GOAL:
Bring together all lines of the material below that contain the string "React".

INFORMATION SHOWN:
------------------------------------------------------------
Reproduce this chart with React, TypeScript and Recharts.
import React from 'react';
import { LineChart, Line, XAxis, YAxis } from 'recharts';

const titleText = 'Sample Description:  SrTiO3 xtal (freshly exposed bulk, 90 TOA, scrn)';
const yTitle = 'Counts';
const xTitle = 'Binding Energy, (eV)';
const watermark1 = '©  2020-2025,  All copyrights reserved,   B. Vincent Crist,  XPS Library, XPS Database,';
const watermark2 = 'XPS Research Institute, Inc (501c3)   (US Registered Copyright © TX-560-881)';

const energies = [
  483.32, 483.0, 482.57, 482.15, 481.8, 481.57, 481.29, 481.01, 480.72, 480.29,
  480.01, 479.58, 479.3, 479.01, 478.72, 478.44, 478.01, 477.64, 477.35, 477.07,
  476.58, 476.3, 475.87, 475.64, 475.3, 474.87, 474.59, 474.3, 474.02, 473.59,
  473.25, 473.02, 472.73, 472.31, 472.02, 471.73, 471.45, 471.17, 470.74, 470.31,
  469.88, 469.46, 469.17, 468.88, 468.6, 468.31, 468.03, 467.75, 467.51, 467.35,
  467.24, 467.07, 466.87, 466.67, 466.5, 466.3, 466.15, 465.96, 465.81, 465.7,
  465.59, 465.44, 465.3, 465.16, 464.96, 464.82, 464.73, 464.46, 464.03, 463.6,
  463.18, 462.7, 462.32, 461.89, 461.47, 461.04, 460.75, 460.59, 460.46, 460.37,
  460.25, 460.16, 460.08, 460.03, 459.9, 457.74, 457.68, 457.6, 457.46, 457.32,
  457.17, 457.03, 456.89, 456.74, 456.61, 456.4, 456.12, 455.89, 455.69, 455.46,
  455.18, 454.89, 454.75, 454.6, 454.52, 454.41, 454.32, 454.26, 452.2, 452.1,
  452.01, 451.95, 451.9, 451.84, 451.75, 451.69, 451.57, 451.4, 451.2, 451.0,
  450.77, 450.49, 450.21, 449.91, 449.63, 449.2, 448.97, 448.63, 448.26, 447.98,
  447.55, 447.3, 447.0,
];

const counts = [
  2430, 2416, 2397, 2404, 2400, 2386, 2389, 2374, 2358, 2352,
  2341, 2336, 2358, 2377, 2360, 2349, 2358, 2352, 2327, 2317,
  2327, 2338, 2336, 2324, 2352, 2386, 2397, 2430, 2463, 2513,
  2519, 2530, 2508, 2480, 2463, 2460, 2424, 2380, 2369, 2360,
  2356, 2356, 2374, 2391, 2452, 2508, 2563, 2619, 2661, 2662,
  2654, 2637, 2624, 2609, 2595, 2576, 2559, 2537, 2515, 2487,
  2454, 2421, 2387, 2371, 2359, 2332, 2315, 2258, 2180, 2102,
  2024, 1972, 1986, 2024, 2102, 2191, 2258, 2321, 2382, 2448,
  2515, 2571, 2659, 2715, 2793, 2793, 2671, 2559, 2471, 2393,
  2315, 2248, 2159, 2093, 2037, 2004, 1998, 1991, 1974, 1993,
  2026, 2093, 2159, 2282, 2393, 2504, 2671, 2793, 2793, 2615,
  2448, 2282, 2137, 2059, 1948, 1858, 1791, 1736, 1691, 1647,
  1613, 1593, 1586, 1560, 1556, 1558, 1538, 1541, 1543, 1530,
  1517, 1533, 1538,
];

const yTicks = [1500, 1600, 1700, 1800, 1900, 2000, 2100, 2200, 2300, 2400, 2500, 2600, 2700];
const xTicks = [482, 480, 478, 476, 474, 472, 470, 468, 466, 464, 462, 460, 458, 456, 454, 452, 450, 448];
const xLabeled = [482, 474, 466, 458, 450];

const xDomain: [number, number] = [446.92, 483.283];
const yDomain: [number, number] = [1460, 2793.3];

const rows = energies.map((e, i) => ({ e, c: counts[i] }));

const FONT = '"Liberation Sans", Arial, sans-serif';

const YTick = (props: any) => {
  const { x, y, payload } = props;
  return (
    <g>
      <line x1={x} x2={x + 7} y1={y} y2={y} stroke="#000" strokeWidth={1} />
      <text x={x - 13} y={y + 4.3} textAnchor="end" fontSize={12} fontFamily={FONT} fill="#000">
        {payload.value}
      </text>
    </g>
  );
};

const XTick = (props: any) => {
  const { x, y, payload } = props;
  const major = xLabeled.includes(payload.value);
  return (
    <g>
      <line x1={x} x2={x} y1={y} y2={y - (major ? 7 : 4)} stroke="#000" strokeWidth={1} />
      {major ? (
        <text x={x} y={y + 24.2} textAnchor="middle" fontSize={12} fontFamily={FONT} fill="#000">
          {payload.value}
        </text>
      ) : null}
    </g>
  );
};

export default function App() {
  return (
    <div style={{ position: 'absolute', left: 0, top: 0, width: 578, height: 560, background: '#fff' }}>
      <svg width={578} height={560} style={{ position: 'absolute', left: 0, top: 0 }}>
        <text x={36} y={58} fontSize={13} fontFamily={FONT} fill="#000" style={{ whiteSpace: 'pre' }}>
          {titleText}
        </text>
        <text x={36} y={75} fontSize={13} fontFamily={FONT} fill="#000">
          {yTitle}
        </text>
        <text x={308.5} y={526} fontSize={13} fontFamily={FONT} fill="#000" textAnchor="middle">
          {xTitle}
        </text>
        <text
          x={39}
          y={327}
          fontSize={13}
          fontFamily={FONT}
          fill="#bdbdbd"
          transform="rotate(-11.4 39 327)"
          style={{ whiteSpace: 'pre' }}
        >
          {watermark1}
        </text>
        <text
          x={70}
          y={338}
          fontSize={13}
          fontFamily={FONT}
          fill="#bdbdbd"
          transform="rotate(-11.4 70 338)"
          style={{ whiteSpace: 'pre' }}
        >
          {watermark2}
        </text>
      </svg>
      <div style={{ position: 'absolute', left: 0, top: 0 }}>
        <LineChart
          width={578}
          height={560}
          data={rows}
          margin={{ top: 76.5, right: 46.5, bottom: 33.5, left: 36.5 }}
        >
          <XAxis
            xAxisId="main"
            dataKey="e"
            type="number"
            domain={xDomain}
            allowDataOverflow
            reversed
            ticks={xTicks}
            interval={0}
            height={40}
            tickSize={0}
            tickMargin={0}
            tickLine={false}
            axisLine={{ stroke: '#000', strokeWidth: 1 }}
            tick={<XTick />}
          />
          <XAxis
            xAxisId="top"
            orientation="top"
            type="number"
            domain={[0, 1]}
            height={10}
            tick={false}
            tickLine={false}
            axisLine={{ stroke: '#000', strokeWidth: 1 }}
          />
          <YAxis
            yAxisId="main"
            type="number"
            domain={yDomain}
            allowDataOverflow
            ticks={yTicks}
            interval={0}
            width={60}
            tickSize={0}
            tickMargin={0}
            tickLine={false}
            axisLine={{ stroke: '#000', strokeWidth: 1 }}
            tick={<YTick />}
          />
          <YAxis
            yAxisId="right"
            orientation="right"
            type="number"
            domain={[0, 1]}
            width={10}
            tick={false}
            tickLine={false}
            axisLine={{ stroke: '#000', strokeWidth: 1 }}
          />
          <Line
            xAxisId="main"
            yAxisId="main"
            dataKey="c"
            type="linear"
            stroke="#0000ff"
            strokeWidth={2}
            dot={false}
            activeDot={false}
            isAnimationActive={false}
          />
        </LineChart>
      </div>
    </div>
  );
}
------------------------------------------------------------
SOLUTION TO THE EXERCISE:
Reproduce this chart with React, TypeScript and Recharts.
import React from 'react';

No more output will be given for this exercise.